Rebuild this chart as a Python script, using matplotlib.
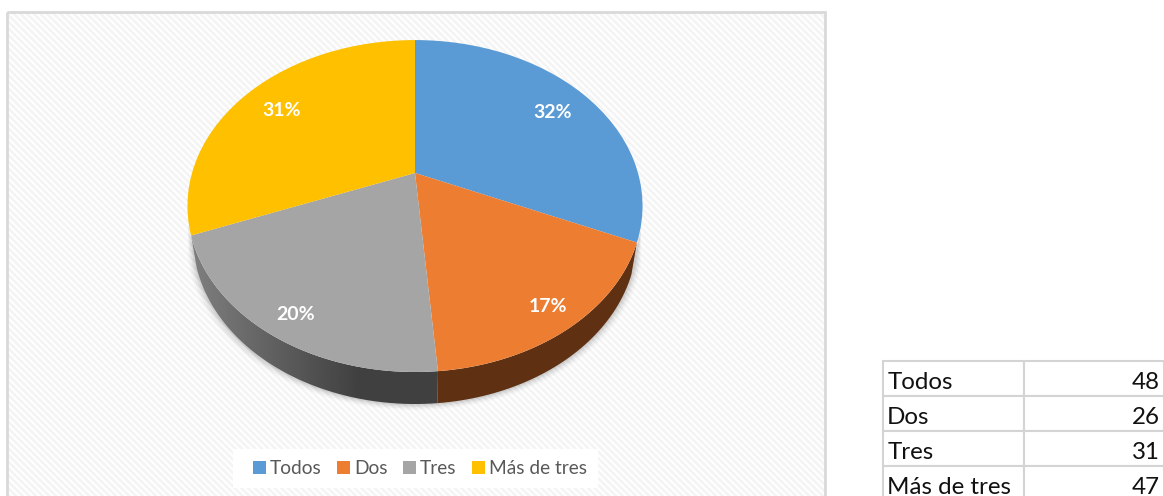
import numpy as np
import matplotlib
matplotlib.use('Agg')
import matplotlib.pyplot as plt
from matplotlib.patches import Polygon, Rectangle
from matplotlib.transforms import Transform, Affine2D

categories = ['Todos', 'Dos', 'Tres', 'Más de tres']
values = [48, 26, 31, 47]
colors = ['#5B9BD5', '#ED7D31', '#A5A5A5', '#FFC000']

plt.rcParams['font.family'] = ['Lato', 'DejaVu Sans']
plt.rcParams['hatch.linewidth'] = 1.8

# el centro del pie esta desplazado por la perspectiva
APEX_X, APEX_Y = 415, 173
PERSP_C = 0.199
PERSP_K = 159.4
PERSP_M = 223.0
DEPTH = 32


class Persp(Transform):
    """Pasa el circulo unidad a la elipse en perspectiva (pixeles)"""
    input_dims = 2
    output_dims = 2

    def transform_non_affine(self, xy):
        xy = np.asarray(xy, dtype=float)
        w = 1 + PERSP_C * xy[:, 1]
        return np.column_stack((APEX_X + PERSP_M * xy[:, 0] / w,
                                APEX_Y - PERSP_K * xy[:, 1] / w))


persp = Persp()

fig = plt.figure(figsize=(11.64, 4.96), dpi=100, facecolor='white')
ax = fig.add_axes([0, 0, 1, 1])

# fondo del grafico con rayas diagonales
ax.add_patch(Rectangle((8, 13), 817, 490, facecolor='white', edgecolor='#F4F4F4',
                       hatch='\\' * 5, linewidth=0, zorder=1))
ax.add_patch(Rectangle((7, 12), 818, 494, facecolor='none', edgecolor='#D9D9D9',
                       linewidth=2, zorder=2))

# angulos acumulados, en sentido horario desde arriba
fractions = np.array(values) / sum(values)
cum = np.concatenate(([0], np.cumsum(fractions))) * 2 * np.pi


def rim(a, b, n=80):
    t = np.linspace(a, b, n)
    return persp.transform(np.column_stack((np.sin(t), np.cos(t))))


def wall(a, b, shrink=0.975):
    top = rim(a, b)
    low = top.copy()
    low[:, 0] = APEX_X + (low[:, 0] - APEX_X) * shrink
    low[:, 1] = low[:, 1] + DEPTH
    return np.vstack((top, low[::-1]))


# sombra suave bajo el pie
for grow, alpha in [(6, 0.025), (4.5, 0.035), (3, 0.05), (1.5, 0.07)]:
    shadow = wall(cum[1] - 0.1, cum[3] + 0.1, shrink=0.975 + grow / 227) + [0, grow]
    ax.add_patch(Polygon(shadow, closed=True, facecolor='black', edgecolor='none',
                         alpha=alpha, zorder=3))

# pared lateral
dos_wall = Polygon(wall(cum[1], cum[2]), closed=True, facecolor='#5F3112',
                   edgecolor='none', zorder=4)
ax.add_patch(dos_wall)
tres_wall = Polygon(wall(cum[2], cum[3]), closed=True, facecolor='none',
                    edgecolor='none', zorder=4)
ax.add_patch(tres_wall)
gradient = np.clip((np.linspace(188, 438, 256) - 190) / 170, 0, 1)
gradient = 0.50 + (0.25 - 0.50) * gradient
im = ax.imshow(gradient[np.newaxis, :], extent=(188, 438, 410, 230), cmap='gray',
               vmin=0, vmax=1, aspect='auto', zorder=4)
im.set_clip_path(tres_wall)

# cara superior
wedges, _ = ax.pie(values, colors=colors, startangle=90, counterclock=False,
                   radius=1, wedgeprops={'linewidth': 0})
for w in wedges:
    w.set_transform(persp + ax.transData)
    w.set_zorder(5)

ax.set_aspect('auto')
ax.set_xlim(0, 1164)
ax.set_ylim(496, 0)
ax.axis('off')

# etiquetas de porcentaje
label_pos = [(553, 112), (548, 307), (296, 314), (282, 110)]
for v, (lx, ly) in zip(values, label_pos):
    ax.text(lx, ly, '%d%%' % round(100 * v / sum(values)), color='white', fontsize=14,
            fontweight='bold', ha='center', va='center', zorder=6)

# leyenda sobre un recuadro blanco
ax.add_patch(Rectangle((233, 449), 365, 39, facecolor='white', edgecolor='none', zorder=5))
handles = [Rectangle((0, 0), 1, 1, facecolor=c) for c in colors]
leg = ax.legend(handles, categories, ncol=4, loc='center',
                bbox_to_anchor=(420 / 1164, 1 - 468.5 / 496), frameon=False,
                fontsize=13.8, handlelength=0.68, handleheight=0.68, handletextpad=0.2,
                columnspacing=0.82, labelcolor='#595959', borderpad=0)
leg.set_zorder(6)

# tabla de datos
cells = [[c, v] for c, v in zip(categories, values)]
tab = ax.table(cellText=cells, bbox=[883 / 1164, 1 - 501 / 496, 281 / 1164, 140 / 496],
               colWidths=[141 / 281, 140 / 281], zorder=7)
tab.auto_set_font_size(False)
for (r, c), cell in tab.get_celld().items():
    cell.set_edgecolor('#D4D4D4')
    cell.set_linewidth(1.5)
    cell.set_facecolor('white')
    txt = cell.get_text()
    txt.set_fontsize(17.4)
    txt.set_color('#111111')
    txt.set_ha('left' if c == 0 else 'right')
    txt.set_transform(Affine2D().translate(0, -4))
    cell.PAD = 0.03

fig.savefig('out.png', dpi=100)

----------------------------------------

The request.
Skip the pictures, please, and transcribe only the lines from the beginning of the material through the one that contains "plt.rcParams['hatch.linewidth'] = 1.8".

Output for this task.
Rebuild this chart as a Python script, using matplotlib.
import numpy as np
import matplotlib
matplotlib.use('Agg')
import matplotlib.pyplot as plt
from matplotlib.patches import Polygon, Rectangle
from matplotlib.transforms import Transform, Affine2D

categories = ['Todos', 'Dos', 'Tres', 'Más de tres']
values = [48, 26, 31, 47]
colors = ['#5B9BD5', '#ED7D31', '#A5A5A5', '#FFC000']

plt.rcParams['font.family'] = ['Lato', 'DejaVu Sans']
plt.rcParams['hatch.linewidth'] = 1.8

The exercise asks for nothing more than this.